MATERIAL PROVIDED ::

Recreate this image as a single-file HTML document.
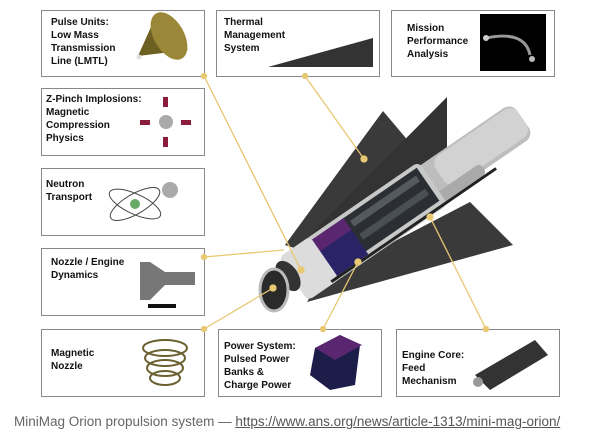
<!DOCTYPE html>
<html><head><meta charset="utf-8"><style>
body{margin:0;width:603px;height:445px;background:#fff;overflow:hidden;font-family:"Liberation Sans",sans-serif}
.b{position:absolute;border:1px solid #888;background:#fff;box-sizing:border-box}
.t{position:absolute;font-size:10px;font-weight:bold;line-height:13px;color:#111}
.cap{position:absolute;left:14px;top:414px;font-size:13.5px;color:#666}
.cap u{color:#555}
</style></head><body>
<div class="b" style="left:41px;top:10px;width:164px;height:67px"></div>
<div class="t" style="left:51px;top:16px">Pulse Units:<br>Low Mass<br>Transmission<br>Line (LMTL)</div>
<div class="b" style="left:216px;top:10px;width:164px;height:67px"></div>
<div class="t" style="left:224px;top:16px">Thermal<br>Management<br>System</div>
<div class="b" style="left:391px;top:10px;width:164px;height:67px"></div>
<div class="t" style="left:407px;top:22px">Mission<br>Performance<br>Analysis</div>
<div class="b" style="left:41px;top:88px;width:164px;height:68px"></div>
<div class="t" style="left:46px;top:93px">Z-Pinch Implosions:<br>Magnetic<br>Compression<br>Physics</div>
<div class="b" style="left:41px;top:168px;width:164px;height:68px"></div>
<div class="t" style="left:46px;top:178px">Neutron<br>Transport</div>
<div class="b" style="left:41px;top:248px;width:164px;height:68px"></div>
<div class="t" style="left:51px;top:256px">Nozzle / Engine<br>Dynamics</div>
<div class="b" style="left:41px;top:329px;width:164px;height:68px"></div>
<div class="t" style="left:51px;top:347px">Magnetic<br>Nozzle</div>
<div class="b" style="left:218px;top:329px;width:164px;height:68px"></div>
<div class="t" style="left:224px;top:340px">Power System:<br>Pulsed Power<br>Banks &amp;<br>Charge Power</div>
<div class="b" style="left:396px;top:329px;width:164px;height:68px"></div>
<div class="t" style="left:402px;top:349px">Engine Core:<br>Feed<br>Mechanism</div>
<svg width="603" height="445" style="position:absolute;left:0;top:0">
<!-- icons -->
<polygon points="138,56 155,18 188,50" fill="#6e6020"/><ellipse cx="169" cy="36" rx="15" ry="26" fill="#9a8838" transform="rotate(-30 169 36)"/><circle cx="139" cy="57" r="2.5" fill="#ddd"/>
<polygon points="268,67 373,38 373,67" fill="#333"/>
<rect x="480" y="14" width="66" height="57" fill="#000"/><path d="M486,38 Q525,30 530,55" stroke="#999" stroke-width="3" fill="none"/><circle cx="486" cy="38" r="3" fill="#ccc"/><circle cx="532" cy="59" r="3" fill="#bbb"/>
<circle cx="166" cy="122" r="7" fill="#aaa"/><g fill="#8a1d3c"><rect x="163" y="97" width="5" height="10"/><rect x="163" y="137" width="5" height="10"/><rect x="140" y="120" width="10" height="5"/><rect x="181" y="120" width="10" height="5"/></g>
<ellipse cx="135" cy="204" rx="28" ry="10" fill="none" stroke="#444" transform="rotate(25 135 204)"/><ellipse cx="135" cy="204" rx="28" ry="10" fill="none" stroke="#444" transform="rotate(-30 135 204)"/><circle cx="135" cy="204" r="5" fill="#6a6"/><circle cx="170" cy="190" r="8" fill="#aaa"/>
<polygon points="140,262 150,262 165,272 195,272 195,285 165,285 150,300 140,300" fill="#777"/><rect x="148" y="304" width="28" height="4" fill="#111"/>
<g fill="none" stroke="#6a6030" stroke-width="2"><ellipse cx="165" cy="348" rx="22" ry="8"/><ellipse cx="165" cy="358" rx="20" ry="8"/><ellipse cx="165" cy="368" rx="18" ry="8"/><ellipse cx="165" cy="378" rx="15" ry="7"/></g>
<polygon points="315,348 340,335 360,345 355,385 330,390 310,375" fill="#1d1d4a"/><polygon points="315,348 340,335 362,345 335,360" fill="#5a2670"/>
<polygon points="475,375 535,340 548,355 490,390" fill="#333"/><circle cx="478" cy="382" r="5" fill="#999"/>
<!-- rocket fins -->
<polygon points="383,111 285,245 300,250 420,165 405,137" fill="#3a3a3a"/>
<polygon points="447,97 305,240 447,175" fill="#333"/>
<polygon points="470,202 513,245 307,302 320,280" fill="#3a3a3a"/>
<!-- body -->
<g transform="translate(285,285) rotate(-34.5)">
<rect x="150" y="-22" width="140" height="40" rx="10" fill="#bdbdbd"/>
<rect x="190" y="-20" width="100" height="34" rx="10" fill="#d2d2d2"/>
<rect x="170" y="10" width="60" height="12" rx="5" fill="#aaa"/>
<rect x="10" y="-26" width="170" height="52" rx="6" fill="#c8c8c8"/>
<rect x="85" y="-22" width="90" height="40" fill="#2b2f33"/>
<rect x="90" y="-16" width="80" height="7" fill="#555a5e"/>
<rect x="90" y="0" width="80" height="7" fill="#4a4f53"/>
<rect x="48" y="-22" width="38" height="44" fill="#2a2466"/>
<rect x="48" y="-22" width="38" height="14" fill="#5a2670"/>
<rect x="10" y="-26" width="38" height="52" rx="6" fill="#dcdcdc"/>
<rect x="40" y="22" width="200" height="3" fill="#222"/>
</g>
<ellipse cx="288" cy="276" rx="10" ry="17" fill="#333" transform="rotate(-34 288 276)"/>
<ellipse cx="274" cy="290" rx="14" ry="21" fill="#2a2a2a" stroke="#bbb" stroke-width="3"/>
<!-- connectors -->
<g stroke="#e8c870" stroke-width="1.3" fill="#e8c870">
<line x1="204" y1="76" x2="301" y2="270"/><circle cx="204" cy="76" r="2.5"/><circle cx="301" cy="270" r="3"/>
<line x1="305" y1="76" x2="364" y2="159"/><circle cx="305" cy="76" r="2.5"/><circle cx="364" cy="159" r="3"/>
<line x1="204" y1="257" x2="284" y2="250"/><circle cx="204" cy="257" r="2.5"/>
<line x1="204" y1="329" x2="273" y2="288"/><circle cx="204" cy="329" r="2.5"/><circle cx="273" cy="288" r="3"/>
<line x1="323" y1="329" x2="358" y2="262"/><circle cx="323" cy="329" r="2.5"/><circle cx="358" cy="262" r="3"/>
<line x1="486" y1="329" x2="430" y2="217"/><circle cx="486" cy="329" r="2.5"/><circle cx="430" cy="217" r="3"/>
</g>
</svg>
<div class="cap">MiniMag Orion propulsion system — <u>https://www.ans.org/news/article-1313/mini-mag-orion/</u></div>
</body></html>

PROBLEM :: Keep every word of the data as it is when you write it out, but drop the pictures.

SOLUTION TO THIS EXERCISE ::
Recreate this image as a single-file HTML document.
<!DOCTYPE html>
<html><head><meta charset="utf-8"><style>
body{margin:0;width:603px;height:445px;background:#fff;overflow:hidden;font-family:"Liberation Sans",sans-serif}
.b{position:absolute;border:1px solid #888;background:#fff;box-sizing:border-box}
.t{position:absolute;font-size:10px;font-weight:bold;line-height:13px;color:#111}
.cap{position:absolute;left:14px;top:414px;font-size:13.5px;color:#666}
.cap u{color:#555}
</style></head><body>
<div class="b" style="left:41px;top:10px;width:164px;height:67px"></div>
<div class="t" style="left:51px;top:16px">Pulse Units:<br>Low Mass<br>Transmission<br>Line (LMTL)</div>
<div class="b" style="left:216px;top:10px;width:164px;height:67px"></div>
<div class="t" style="left:224px;top:16px">Thermal<br>Management<br>System</div>
<div class="b" style="left:391px;top:10px;width:164px;height:67px"></div>
<div class="t" style="left:407px;top:22px">Mission<br>Performance<br>Analysis</div>
<div class="b" style="left:41px;top:88px;width:164px;height:68px"></div>
<div class="t" style="left:46px;top:93px">Z-Pinch Implosions:<br>Magnetic<br>Compression<br>Physics</div>
<div class="b" style="left:41px;top:168px;width:164px;height:68px"></div>
<div class="t" style="left:46px;top:178px">Neutron<br>Transport</div>
<div class="b" style="left:41px;top:248px;width:164px;height:68px"></div>
<div class="t" style="left:51px;top:256px">Nozzle / Engine<br>Dynamics</div>
<div class="b" style="left:41px;top:329px;width:164px;height:68px"></div>
<div class="t" style="left:51px;top:347px">Magnetic<br>Nozzle</div>
<div class="b" style="left:218px;top:329px;width:164px;height:68px"></div>
<div class="t" style="left:224px;top:340px">Power System:<br>Pulsed Power<br>Banks &amp;<br>Charge Power</div>
<div class="b" style="left:396px;top:329px;width:164px;height:68px"></div>
<div class="t" style="left:402px;top:349px">Engine Core:<br>Feed<br>Mechanism</div>
<svg width="603" height="445" style="position:absolute;left:0;top:0">
<!-- icons -->
<polygon points="138,56 155,18 188,50" fill="#6e6020"/><ellipse cx="169" cy="36" rx="15" ry="26" fill="#9a8838" transform="rotate(-30 169 36)"/><circle cx="139" cy="57" r="2.5" fill="#ddd"/>
<polygon points="268,67 373,38 373,67" fill="#333"/>
<rect x="480" y="14" width="66" height="57" fill="#000"/><path d="M486,38 Q525,30 530,55" stroke="#999" stroke-width="3" fill="none"/><circle cx="486" cy="38" r="3" fill="#ccc"/><circle cx="532" cy="59" r="3" fill="#bbb"/>
<circle cx="166" cy="122" r="7" fill="#aaa"/><g fill="#8a1d3c"><rect x="163" y="97" width="5" height="10"/><rect x="163" y="137" width="5" height="10"/><rect x="140" y="120" width="10" height="5"/><rect x="181" y="120" width="10" height="5"/></g>
<ellipse cx="135" cy="204" rx="28" ry="10" fill="none" stroke="#444" transform="rotate(25 135 204)"/><ellipse cx="135" cy="204" rx="28" ry="10" fill="none" stroke="#444" transform="rotate(-30 135 204)"/><circle cx="135" cy="204" r="5" fill="#6a6"/><circle cx="170" cy="190" r="8" fill="#aaa"/>
<polygon points="140,262 150,262 165,272 195,272 195,285 165,285 150,300 140,300" fill="#777"/><rect x="148" y="304" width="28" height="4" fill="#111"/>
<g fill="none" stroke="#6a6030" stroke-width="2"><ellipse cx="165" cy="348" rx="22" ry="8"/><ellipse cx="165" cy="358" rx="20" ry="8"/><ellipse cx="165" cy="368" rx="18" ry="8"/><ellipse cx="165" cy="378" rx="15" ry="7"/></g>
<polygon points="315,348 340,335 360,345 355,385 330,390 310,375" fill="#1d1d4a"/><polygon points="315,348 340,335 362,345 335,360" fill="#5a2670"/>
<polygon points="475,375 535,340 548,355 490,390" fill="#333"/><circle cx="478" cy="382" r="5" fill="#999"/>
<!-- rocket fins -->
<polygon points="383,111 285,245 300,250 420,165 405,137" fill="#3a3a3a"/>
<polygon points="447,97 305,240 447,175" fill="#333"/>
<polygon points="470,202 513,245 307,302 320,280" fill="#3a3a3a"/>
<!-- body -->
<g transform="translate(285,285) rotate(-34.5)">
<rect x="150" y="-22" width="140" height="40" rx="10" fill="#bdbdbd"/>
<rect x="190" y="-20" width="100" height="34" rx="10" fill="#d2d2d2"/>
<rect x="170" y="10" width="60" height="12" rx="5" fill="#aaa"/>
<rect x="10" y="-26" width="170" height="52" rx="6" fill="#c8c8c8"/>
<rect x="85" y="-22" width="90" height="40" fill="#2b2f33"/>
<rect x="90" y="-16" width="80" height="7" fill="#555a5e"/>
<rect x="90" y="0" width="80" height="7" fill="#4a4f53"/>
<rect x="48" y="-22" width="38" height="44" fill="#2a2466"/>
<rect x="48" y="-22" width="38" height="14" fill="#5a2670"/>
<rect x="10" y="-26" width="38" height="52" rx="6" fill="#dcdcdc"/>
<rect x="40" y="22" width="200" height="3" fill="#222"/>
</g>
<ellipse cx="288" cy="276" rx="10" ry="17" fill="#333" transform="rotate(-34 288 276)"/>
<ellipse cx="274" cy="290" rx="14" ry="21" fill="#2a2a2a" stroke="#bbb" stroke-width="3"/>
<!-- connectors -->
<g stroke="#e8c870" stroke-width="1.3" fill="#e8c870">
<line x1="204" y1="76" x2="301" y2="270"/><circle cx="204" cy="76" r="2.5"/><circle cx="301" cy="270" r="3"/>
<line x1="305" y1="76" x2="364" y2="159"/><circle cx="305" cy="76" r="2.5"/><circle cx="364" cy="159" r="3"/>
<line x1="204" y1="257" x2="284" y2="250"/><circle cx="204" cy="257" r="2.5"/>
<line x1="204" y1="329" x2="273" y2="288"/><circle cx="204" cy="329" r="2.5"/><circle cx="273" cy="288" r="3"/>
<line x1="323" y1="329" x2="358" y2="262"/><circle cx="323" cy="329" r="2.5"/><circle cx="358" cy="262" r="3"/>
<line x1="486" y1="329" x2="430" y2="217"/><circle cx="486" cy="329" r="2.5"/><circle cx="430" cy="217" r="3"/>
</g>
</svg>
<div class="cap">MiniMag Orion propulsion system — <u>https://www.ans.org/news/article-1313/mini-mag-orion/</u></div>
</body></html>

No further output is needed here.